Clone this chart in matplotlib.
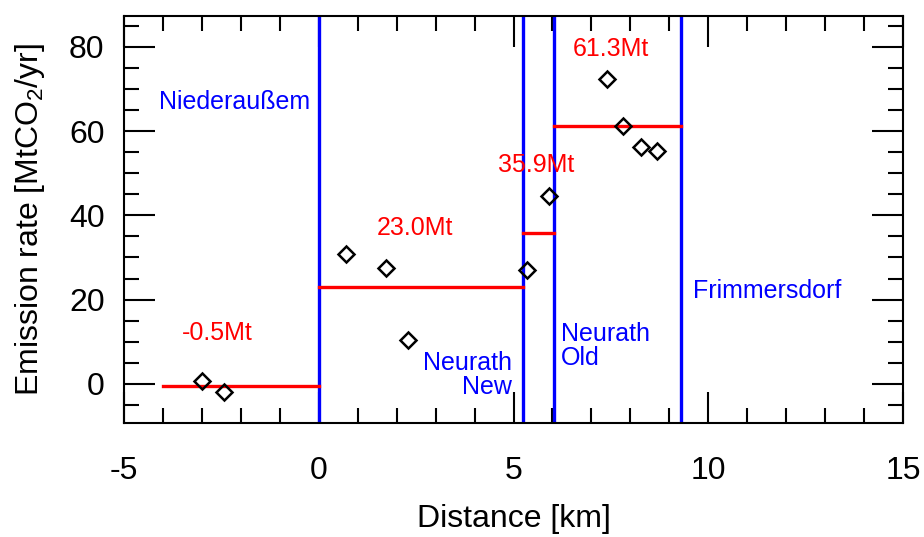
import numpy as np
import matplotlib
matplotlib.use('Agg')
import matplotlib.pyplot as plt
from matplotlib.ticker import MultipleLocator

plt.rcParams['font.family'] = ['Liberation Sans', 'DejaVu Sans']
plt.rcParams['mathtext.default'] = 'regular'
plt.rcParams['axes.unicode_minus'] = False

# measured points (distance km, emission MtCO2/yr)
dist = [-3.0, -2.42, 0.71, 1.72, 2.29, 5.34, 5.92, 7.39, 7.82, 8.27, 8.69]
rate = [0.7, -1.8, 30.8, 27.4, 10.5, 27.0, 44.6, 72.4, 61.3, 56.1, 55.3]

# plant boundaries
bounds = [0.0, 5.24, 6.04, 9.29]

# mean emission per section
seg_start = [-4.0, 0.0, 5.24, 6.04]
seg_end = [0.0, 5.24, 6.04, 9.29]
seg_value = [-0.5, 23.0, 35.9, 61.3]
seg_label = ['-0.5Mt', '23.0Mt', '35.9Mt', '61.3Mt']
seg_label_x = [-2.6, 2.46, 5.58, 7.49]
seg_label_y = [12.1, 37.0, 52.0, 79.4]

plants = ['Niederaußem', 'Neurath\nNew', 'Neurath\nOld', 'Frimmersdorf']
plant_x = [-4.1, 4.97, 6.22, 9.6]
plant_y = [66.9, 2.1, 9.0, 22.0]
plant_ha = ['left', 'right', 'left', 'left']

fig = plt.figure(figsize=(9.24, 5.37), dpi=100)
ax = fig.add_axes([0.1342, 0.2123, 0.8431, 0.7585])

for b in bounds:
    ax.axvline(b, color='#0000ff', lw=2.4, zorder=2)

for s, e, v in zip(seg_start, seg_end, seg_value):
    ax.plot([s, e], [v, v], color='#ff0000', lw=2.4, zorder=3)

ax.plot(dist, rate, 'D', ms=8, mfc='none', mec='black', mew=1.8, zorder=4)

for t, x, y in zip(seg_label, seg_label_x, seg_label_y):
    ax.text(x, y, t, color='#ff0000', fontsize=18, ha='center', va='center')

for t, x, y, ha in zip(plants, plant_x, plant_y, plant_ha):
    ax.text(x, y, t, color='#0000ff', fontsize=18, ha=ha, va='center',
            multialignment=ha, linespacing=1.0)

ax.set_xlim(-5, 15)
ax.set_ylim(-9.25, 87.35)
ax.xaxis.set_major_locator(MultipleLocator(5))
ax.xaxis.set_minor_locator(MultipleLocator(1))
ax.yaxis.set_major_locator(MultipleLocator(20))
ax.yaxis.set_minor_locator(MultipleLocator(5))
ax.tick_params(which='both', direction='in', top=True, right=True, width=1.5)
ax.tick_params(which='major', length=22, labelsize=23)
ax.tick_params(which='minor', length=11)
ax.tick_params(axis='x', pad=24)
ax.tick_params(axis='y', pad=14)
for sp in ax.spines.values():
    sp.set_linewidth(1.5)

ax.set_xlabel('Distance [km]', fontsize=23, labelpad=13)
ax.set_ylabel('Emission rate [MtCO$_2$/yr]', fontsize=23, labelpad=16)

plt.savefig('out.png', dpi=100)
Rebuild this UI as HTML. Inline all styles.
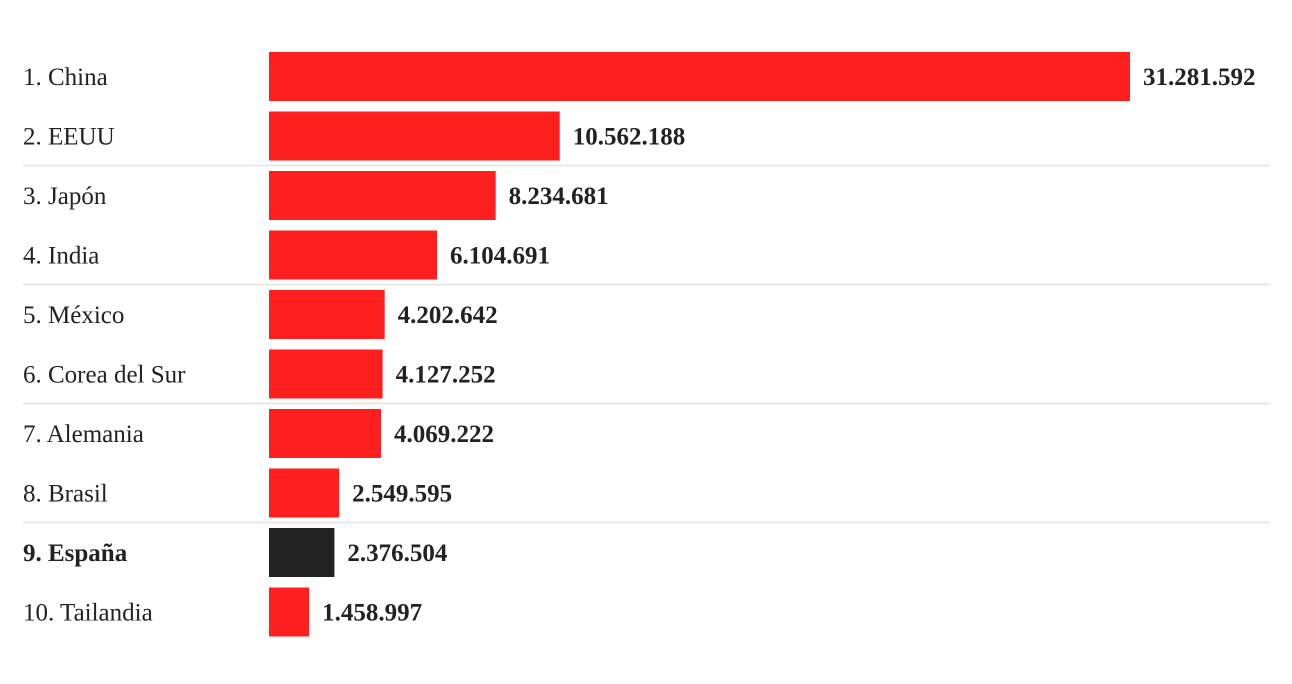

-=-=-=-=-

**GIVEN TASK**
Copy out all the data without changing anything, and drop the pictures.

**TASK OUTPUT**
Clone this chart in matplotlib.
import numpy as np
import matplotlib
matplotlib.use('Agg')
import matplotlib.pyplot as plt
from matplotlib.ticker import MultipleLocator

plt.rcParams['font.family'] = ['Liberation Sans', 'DejaVu Sans']
plt.rcParams['mathtext.default'] = 'regular'
plt.rcParams['axes.unicode_minus'] = False

# measured points (distance km, emission MtCO2/yr)
dist = [-3.0, -2.42, 0.71, 1.72, 2.29, 5.34, 5.92, 7.39, 7.82, 8.27, 8.69]
rate = [0.7, -1.8, 30.8, 27.4, 10.5, 27.0, 44.6, 72.4, 61.3, 56.1, 55.3]

# plant boundaries
bounds = [0.0, 5.24, 6.04, 9.29]

# mean emission per section
seg_start = [-4.0, 0.0, 5.24, 6.04]
seg_end = [0.0, 5.24, 6.04, 9.29]
seg_value = [-0.5, 23.0, 35.9, 61.3]
seg_label = ['-0.5Mt', '23.0Mt', '35.9Mt', '61.3Mt']
seg_label_x = [-2.6, 2.46, 5.58, 7.49]
seg_label_y = [12.1, 37.0, 52.0, 79.4]

plants = ['Niederaußem', 'Neurath\nNew', 'Neurath\nOld', 'Frimmersdorf']
plant_x = [-4.1, 4.97, 6.22, 9.6]
plant_y = [66.9, 2.1, 9.0, 22.0]
plant_ha = ['left', 'right', 'left', 'left']

fig = plt.figure(figsize=(9.24, 5.37), dpi=100)
ax = fig.add_axes([0.1342, 0.2123, 0.8431, 0.7585])

for b in bounds:
    ax.axvline(b, color='#0000ff', lw=2.4, zorder=2)

for s, e, v in zip(seg_start, seg_end, seg_value):
    ax.plot([s, e], [v, v], color='#ff0000', lw=2.4, zorder=3)

ax.plot(dist, rate, 'D', ms=8, mfc='none', mec='black', mew=1.8, zorder=4)

for t, x, y in zip(seg_label, seg_label_x, seg_label_y):
    ax.text(x, y, t, color='#ff0000', fontsize=18, ha='center', va='center')

for t, x, y, ha in zip(plants, plant_x, plant_y, plant_ha):
    ax.text(x, y, t, color='#0000ff', fontsize=18, ha=ha, va='center',
            multialignment=ha, linespacing=1.0)

ax.set_xlim(-5, 15)
ax.set_ylim(-9.25, 87.35)
ax.xaxis.set_major_locator(MultipleLocator(5))
ax.xaxis.set_minor_locator(MultipleLocator(1))
ax.yaxis.set_major_locator(MultipleLocator(20))
ax.yaxis.set_minor_locator(MultipleLocator(5))
ax.tick_params(which='both', direction='in', top=True, right=True, width=1.5)
ax.tick_params(which='major', length=22, labelsize=23)
ax.tick_params(which='minor', length=11)
ax.tick_params(axis='x', pad=24)
ax.tick_params(axis='y', pad=14)
for sp in ax.spines.values():
    sp.set_linewidth(1.5)

ax.set_xlabel('Distance [km]', fontsize=23, labelpad=13)
ax.set_ylabel('Emission rate [MtCO$_2$/yr]', fontsize=23, labelpad=16)

plt.savefig('out.png', dpi=100)
Rebuild this UI as HTML. Inline all styles.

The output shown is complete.